Centrum Wealth Research has a subscribe rating on the Endurance Technologies IPO. ETL is present in the two- and three-wheeler automotive component segments.
It is the largest aluminium die-casting company (in terms of actual output and installed capacity in FY16) in India. Business verticals for the company include aluminium die-casting (63 per cent of FY16 consolidated revenue), suspension (23 per cent), transmission components (5 per cent), braking systems (5 per cent) and aftermarket service (4 per cent).
In India (70 per cent of FY16 revenue), ETL is focussed on two and three wheeler segment while in Europe (30%) it caters to the four-wheeler segment.
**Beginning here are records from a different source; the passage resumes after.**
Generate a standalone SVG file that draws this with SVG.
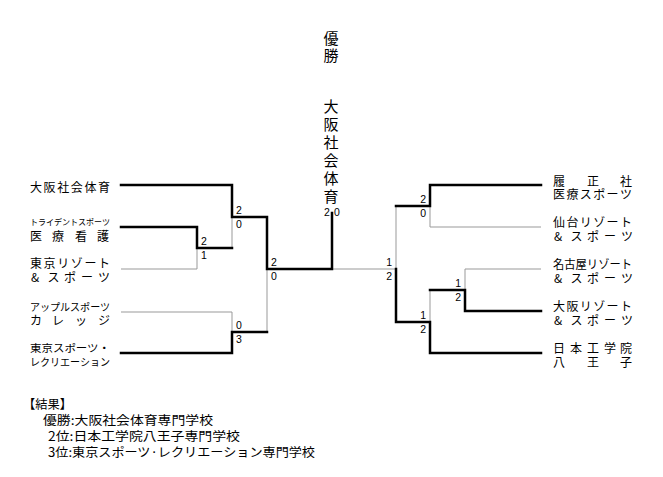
<svg xmlns="http://www.w3.org/2000/svg" width="663" height="477" viewBox="0 0 663 477">
<style>
text{font-family:"Noto Sans CJK JP","Liberation Sans",sans-serif;fill:#000}
.lb{font-size:12px}
.sm{font-size:8.5px}
.md{font-size:10.5px}
.sc{font-family:"Liberation Sans",sans-serif;font-size:10.5px}
.ct{font-size:15px}
.rs{font-size:12.5px}
.thick{fill:none;stroke:#000;stroke-width:2.5;stroke-linejoin:miter;stroke-linecap:square}
.thin{fill:none;stroke:#999;stroke-width:1}
</style>
<rect width="663" height="477" fill="#fff"/>
<g id="connectors">
<path class="thin" d="M121,269 H197 V248 M232,217 V248 M121,312 H232 V332 M267,269 V332"/>
<path class="thin" d="M332,269 H396 M396,206 V269 M541,227 H430 V206 M430,322 V290 M465,290 V269 H541"/>
<path class="thick" d="M121,185 H232 V217 H267 V269 H332 V213"/>
<path class="thick" d="M121,227 H197 V248 H232"/>
<path class="thick" d="M121,353 H232 V332 H267"/>
<path class="thick" d="M541,185 H430 V206 H396"/>
<path class="thick" d="M396,269 V322 H430 V353 H541"/>
<path class="thick" d="M430,290 H465 V311 H541"/>
</g>
<g id="champion">
<text class="ct" text-anchor="middle" x="331 331" y="44 61">優勝</text>
<text class="ct" text-anchor="middle" x="331 331 331 331 331 331" y="112 130 148 166 184 202">大阪社会体育</text>
<text class="sc" x="324" y="216">2</text>
<text class="sc" x="334" y="216">0</text>
</g>
<g id="team-L1">
<text class="lb" x="30 43.6 57.2 70.8 84.4 98" y="192">大阪社会体育</text>
</g>
<g id="team-L2">
<text class="sm" x="30" y="225" textLength="80" lengthAdjust="spacingAndGlyphs">トライデントスポーツ</text>
<text class="lb" x="30 52 75 97" y="241">医療看護</text>
</g>
<g id="team-L3">
<text class="lb" x="30 43.6 57.2 70.8 84.4 98" y="268">東京リゾート</text>
<text class="lb" x="31 47.5 64 81 98" y="282">&amp;スポーツ</text>
</g>
<g id="team-L4">
<text class="md" x="30" y="311" textLength="80" lengthAdjust="spacingAndGlyphs">アップルスポーツ</text>
<text class="lb" x="30 52 75 98" y="325">カレッジ</text>
</g>
<g id="team-L5">
<text class="md" x="30" y="352" textLength="80" lengthAdjust="spacingAndGlyphs">東京スポーツ・</text>
<text class="md" x="30" y="366" textLength="80" lengthAdjust="spacingAndGlyphs">レクリエーション</text>
</g>
<g id="team-R1">
<text class="lb" x="553 587 620" y="186">履正社</text>
<text class="lb" x="553 566.4 579.8 593.2 606.6 620" y="199">医療スポーツ</text>
</g>
<g id="team-R2">
<text class="lb" x="553 566.4 579.8 593.2 606.6 620" y="227">仙台リゾート</text>
<text class="lb" x="554 570.5 587 604 621" y="241">&amp;スポーツ</text>
</g>
<g id="team-R3">
<text class="lb" x="553" y="269" textLength="79" lengthAdjust="spacingAndGlyphs">名古屋リゾート</text>
<text class="lb" x="554 570.5 587 604 621" y="283">&amp;スポーツ</text>
</g>
<g id="team-R4">
<text class="lb" x="553 566.4 579.8 593.2 606.6 620" y="311">大阪リゾート</text>
<text class="lb" x="554 570.5 587 604 621" y="325">&amp;スポーツ</text>
</g>
<g id="team-R5">
<text class="lb" x="553 570 587 604 620" y="353">日本工学院</text>
<text class="lb" x="553 587 620" y="367">八王子</text>
</g>
<g id="scores">
<text class="sc" x="236" y="214">2</text>
<text class="sc" x="236" y="228">0</text>
<text class="sc" x="201" y="245">2</text>
<text class="sc" x="201" y="259">1</text>
<text class="sc" x="271" y="266">2</text>
<text class="sc" x="271" y="280">0</text>
<text class="sc" x="236" y="329">0</text>
<text class="sc" x="236" y="343">3</text>
<text class="sc" x="426" y="203" text-anchor="end">2</text>
<text class="sc" x="426" y="217" text-anchor="end">0</text>
<text class="sc" x="392" y="266" text-anchor="end">1</text>
<text class="sc" x="392" y="280" text-anchor="end">2</text>
<text class="sc" x="426" y="319" text-anchor="end">1</text>
<text class="sc" x="426" y="333" text-anchor="end">2</text>
<text class="sc" x="461" y="287" text-anchor="end">1</text>
<text class="sc" x="461" y="301" text-anchor="end">2</text>
</g>
<g id="result">
<text class="rs" x="23" y="409" textLength="49" lengthAdjust="spacingAndGlyphs">【結果】</text>
<text class="rs" x="43" y="425" textLength="170" lengthAdjust="spacingAndGlyphs">優勝:大阪社会体育専門学校</text>
<text class="rs" x="48" y="441" textLength="192" lengthAdjust="spacingAndGlyphs">2位:日本工学院八王子専門学校</text>
<text class="rs" x="48" y="457" textLength="267" lengthAdjust="spacingAndGlyphs">3位:東京スポーツ·レクリエーション専門学校</text>
</g>
</svg>
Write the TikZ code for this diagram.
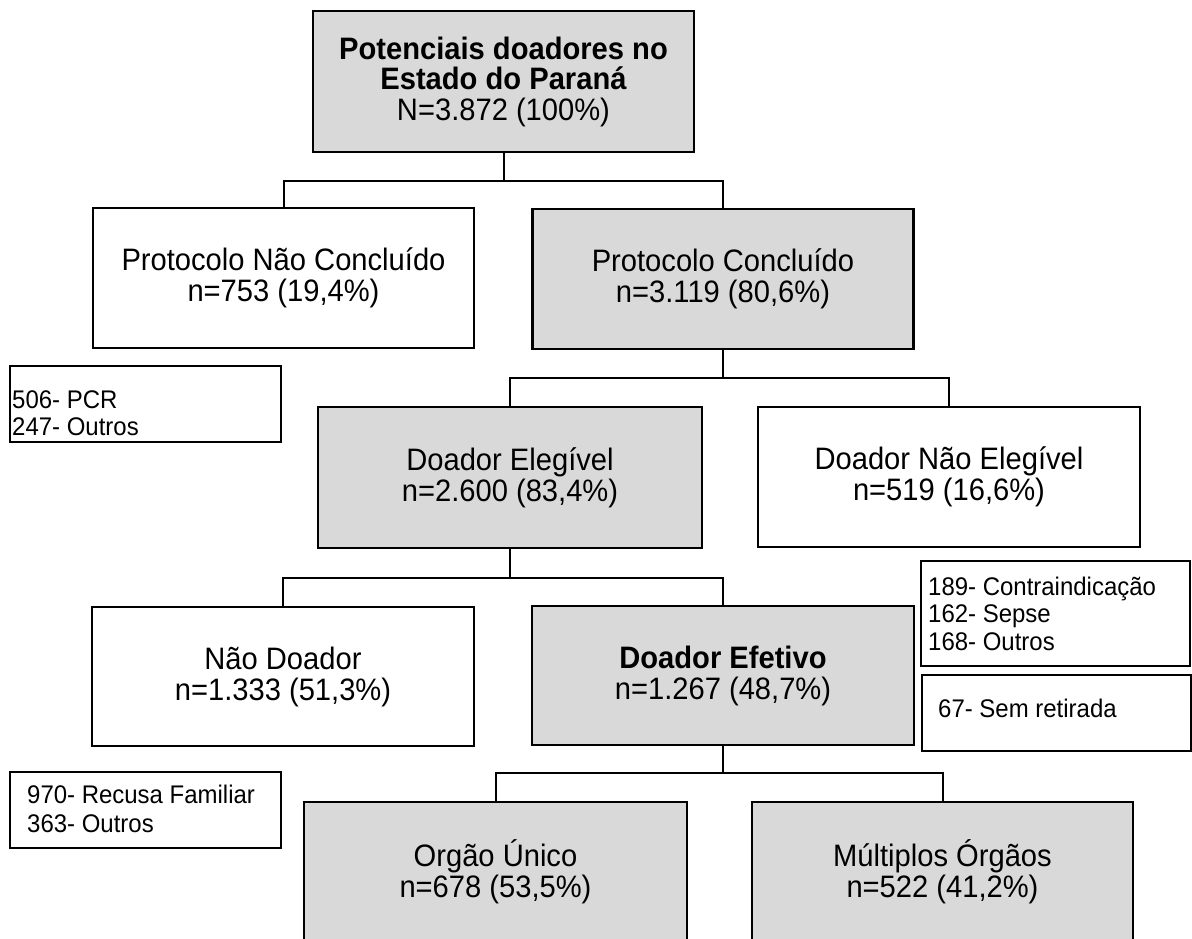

Despite the sluggish growth in automotive industry during FY12-16, ETL reported revenue CAGR of 8.1 per cent, Ebitda and PAT at 7.1 per cent and 12.4 per cent, respectively.
At the higher end of the price band of Rs 472, the stock is valued at 10.4 times EV/Ebitda and 22.8 times PE on FY16 basis which is at a discount compared to the peer group average of 13.0 times EV/Ebitda and 28.8 times PE.
“ETL has been able to maintain healthy EBITDA margin of 13 per cent (FY12-16), reduced its debt-to-equity from 1.25 times in FY12 to 0.42 times in FY16. Further it has high return ratios (above 20 per cent) over FY13-16. Given ETL’s consistent growth, healthy financials and attractive valuation, we suggest investors to subscribe to the IPO,” the brokerage said.
The price performance of the IPO may be impacted by the prevailing market sentiment at the time of listing. The IPO consists of an offer for sale (OFS) of 1.93 crore shares (13.7 per cent stake) by Actis Components and Systems Investments (a Private Equity Firm) and 0.53 crore shares (3.8 per cent stake) by promoters.
The entire IPO consists of OFS and the company will not receive any funds from the issue.
Crisil expects two-wheeler (2W) segment in India to grow at 8-10 per cent per annum, over FY16-19. ETL has long standing relationship with key Indian 2W original equipment manufacturers (OEMs) like Bajaj Auto (41 per cent of ETL’s FY16 revenue), Royal Enfield (6 per cent) and Honda. Its other customers in the Indian two-wheeler market include companies like Yamaha, Hero, M&M, Suzuki, Harley Davidson, etc.
It has been consistently expanding its product offerings to these customers which could help in maintaining its growth momentum.
In Europe, ETL predominantly caters to four wheeler OEMs, focusing on Engine and Transmission Components. Its key customers in Europe, are FCA Italy (15 per cent of ETL’s revenue) and Daimler AG.
ETL intends to ramp up its European business (CAGR of 16.2 per cent over FY12-16) and aftermarket service (CAGR 17.6 per cent over FY14-16) which has seen a strong growth momentum.
It has done significant capex (Rs 600 crore over FY14-16) in Europe with an aim to achieve profitable growth and expand into high margin products.
An increase in price of aluminium can have significant impact on ETLs profitability; high client concentration; Bajaj Auto (41 per cent) and FCA Italy (15 per cent) accounted for 55 per cent of FY16 revenue. Loss of business form any of these could have a significant impact on the company, the brokerage said.